Our Boyfriends' Epic Failures

This is an advisory label, so to speak, before you begin to read this. To my dearly cherished best friends, some of you are in this post, but fear not, your names will not be. I would warn your current or previous boyfriends, but I doubt they will be reading this; some of them will also  make an appearance in this post. Aha! Got you curious, didn't I? Well, you'll just have to read on.

This story begins yesterday when I received a rather humorous mass text from one of my best friends, let's call her Mary. Mary and her boyfriend, we'll call him Mark, just got back from a weekend getaway upon which he behaved like an ass. Knowing he was in the dog house, Mark apologized the best way possible; he had flowers delivered to Mary at work. Sweet, right? Let's go back to that text message my girlfriends and I received yesterday; It was a picture of a dog made out of carnations. Anyone close to Mary knows that she isn't all that fond of dogs and that carnations aren't her favorite flower, not by a long shot. Despite the epic fail, I reminded Mary that it is the thought that counts, not the arrangement.
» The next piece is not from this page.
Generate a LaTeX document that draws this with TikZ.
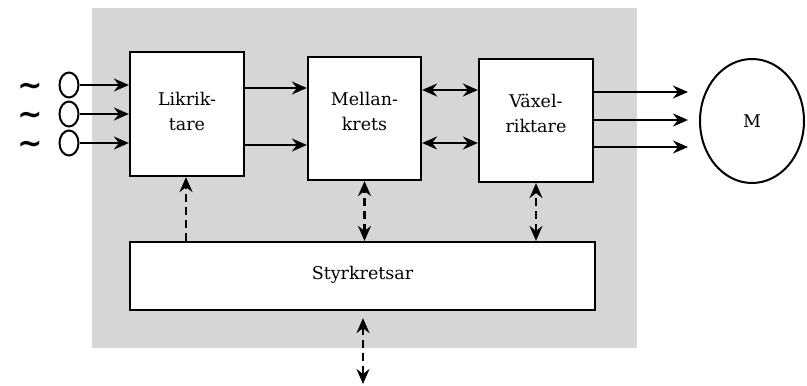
\documentclass[tikz,border=0pt]{standalone}
\usepackage{fontspec}
\setmainfont{DejaVu Serif}
\newfontfamily\tildefont{DejaVu Sans}
\usetikzlibrary{arrows.meta,shapes.geometric}
\begin{document}
\begin{tikzpicture}[x=1pt,y=-1pt,
  blk/.style={draw,line width=2.2pt,fill=white,inner sep=0pt},
  lbl/.style={font=\fontsize{17.5}{25}\selectfont,align=center,inner sep=0pt},
  src/.style={draw,line width=2pt,ellipse,minimum width=19pt,minimum height=25pt,inner sep=0pt},
  arr/.style={line width=2.2pt,-{Stealth[length=15pt,width=13pt,inset=5pt]}},
  darr/.style={line width=2.2pt,{Stealth[length=15pt,width=13pt,inset=5pt]}-{Stealth[length=15pt,width=13pt,inset=5pt]}},
  dsh/.style={dash pattern=on 8pt off 5pt},
  tld/.style={font=\tildefont\bfseries\fontsize{30}{30}\selectfont,inner sep=0pt,anchor=base,text height=0.45em,text depth=0pt}]
\useasboundingbox (0,0) rectangle (807,386);
\fill[black!16] (92,8) rectangle (637,348);
% boxes
\node[blk,minimum width=114pt,minimum height=124pt] (lik) at (187,114) {};
\node[blk,minimum width=113pt,minimum height=123pt] (mel) at (364.5,118.5) {};
\node[blk,minimum width=114pt,minimum height=123pt] (vax) at (536,120.5) {};
\node[blk,minimum width=465pt,minimum height=68pt] (sty) at (362.5,276) {};
\node[lbl] (tlik) at (187,111) {Likrik-\\tare};
\node[lbl] (tmel) at (364.5,111) {Mellan-\\krets};
\node[lbl] (tvax) at (536,113) {Växel-\\riktare};
\node[lbl] (tsty) at (362.5,275) {Styrkretsar};
% motor
\node[draw,line width=2pt,ellipse,minimum width=104pt,minimum height=124pt,inner sep=0pt,font=\fontsize{17.5}{18}\selectfont] (m) at (752,121) {M};
% sources
\node[src] (s1) at (69,85) {};
\node[src] (s2) at (69,114) {};
\node[src] (s3) at (69,143) {};
\node[tld] (t1) at (30,95) {\char"007E};
\node[tld] (t2) at (30,124) {\char"007E};
\node[tld] (t3) at (30,153) {\char"007E};
\draw[arr] (s1.east) -- (lik.west|-s1.east);
\draw[arr] (s2.east) -- (lik.west|-s2.east);
\draw[arr] (s3.east) -- (lik.west|-s3.east);
% Likriktare -> Mellankrets
\draw[arr] (lik.east|-0,88) -- (mel.west|-0,88);
\draw[arr] (lik.east|-0,145) -- (mel.west|-0,145);
% Mellankrets <-> Vaxelriktare
\draw[darr] (mel.east|-0,90) -- (vax.west|-0,90);
\draw[darr] (mel.east|-0,143) -- (vax.west|-0,143);
% outputs to motor
\coordinate (m1) at (688,92);
\coordinate (m2) at (688,120);
\coordinate (m3) at (688,147);
\draw[arr] (vax.east|-m1) -- (m1);
\draw[arr] (vax.east|-m2) -- (m2);
\draw[arr] (vax.east|-m3) -- (m3);
% control connections
\draw[arr,dsh] (sty.north-|186,0) -- (lik.south-|186,0);
\draw[darr,dsh] (sty.north-|mel.south) -- (mel.south);
\draw[darr,dsh] (sty.north-|vax.south) -- (vax.south);
\coordinate (ext) at (363,384);
\draw[darr,dsh,shorten <=7pt] (sty.south-|ext) -- (ext);
\end{tikzpicture}
\end{document}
Still, the doggie bouquet seen around the world did make for a good laugh amongst best friends.

The flower debacle isn't the first time Mary had received questionable gifts from a beau. A previous boyfriend of hers, we can call him Board Game Nazi, was by her side when she completed her Masters degree. Such a special occasion calls for a special gift, like a crystal make-up brush. Wait, what? A single crystal make-up brush that is to be looked at, not used. Apparently he got Mary confused with his grandmother.

Mary isn't the only lady to have boyfriends who simply crash and burn when it comes to gifts. Another best friend of mine, code named Sally, got possibly one of the worst presents ever from her boyfriend during their first Christmas together. Sally's boyfriend, code named Steve, got her a pair of size eight men's golfing shoes. She doesn't golf and a size eight men's shoe won't fit her. Steve, to his credit, didn't realize they were men's shoes instead of women's and has continuously made it up to Sally with each birthday, anniversary, and Christmas that has come to pass.



It may seem as though I am picking on my friends' boyfriends, but I assure you I am not. I have also fallen victim to poorly thought out gifts. A previous boyfriend of mine did so good for my first birthday with him that I never thought there would be an issue. Complete with a surprise party and a digital camera, I was very impressed. A few weeks later at Christmas, that confidence was no where to be found. Having just suffered through my birthday, expenses were tight for him. I very excitedly unwrapped a tiny package to find a thong underwear with a very naughty phrase on it, which I won't share here for the benefit of parents that may be reading. It would probably make them shudder to their core. Anyways, the inappropriate panties were supposed to be a joke, the very adorable boxer puppy that I gifted him, was not. Perhaps sensing that even a simple card would have been better, this boyfriend learned from his epic fail and did not disappoint in the future.

We aren't shallow, we are best friends (basically sisters) so we share everything with each other. There is no embarrassment and no judging. We know that these men have the best of intentions and we don't blame them. Men can be dense and they have to be taught if they haven't been already by mothers and sisters. You have to casually slip into conversation the name of your favorite flower early on in the relationship. You have to drop hints like crazy, even if you feel like you are being obvious; I promise you, you aren't. Sometimes, there is no other option than to simply tell them what you would like for your birthday. Even so, this is all material. It is what is beyond the material that matters. These men love us, so much so that they probably racked their brain for hours trying to come up with the best gift idea. These feelings are what's important, not what is under the wrapping paper.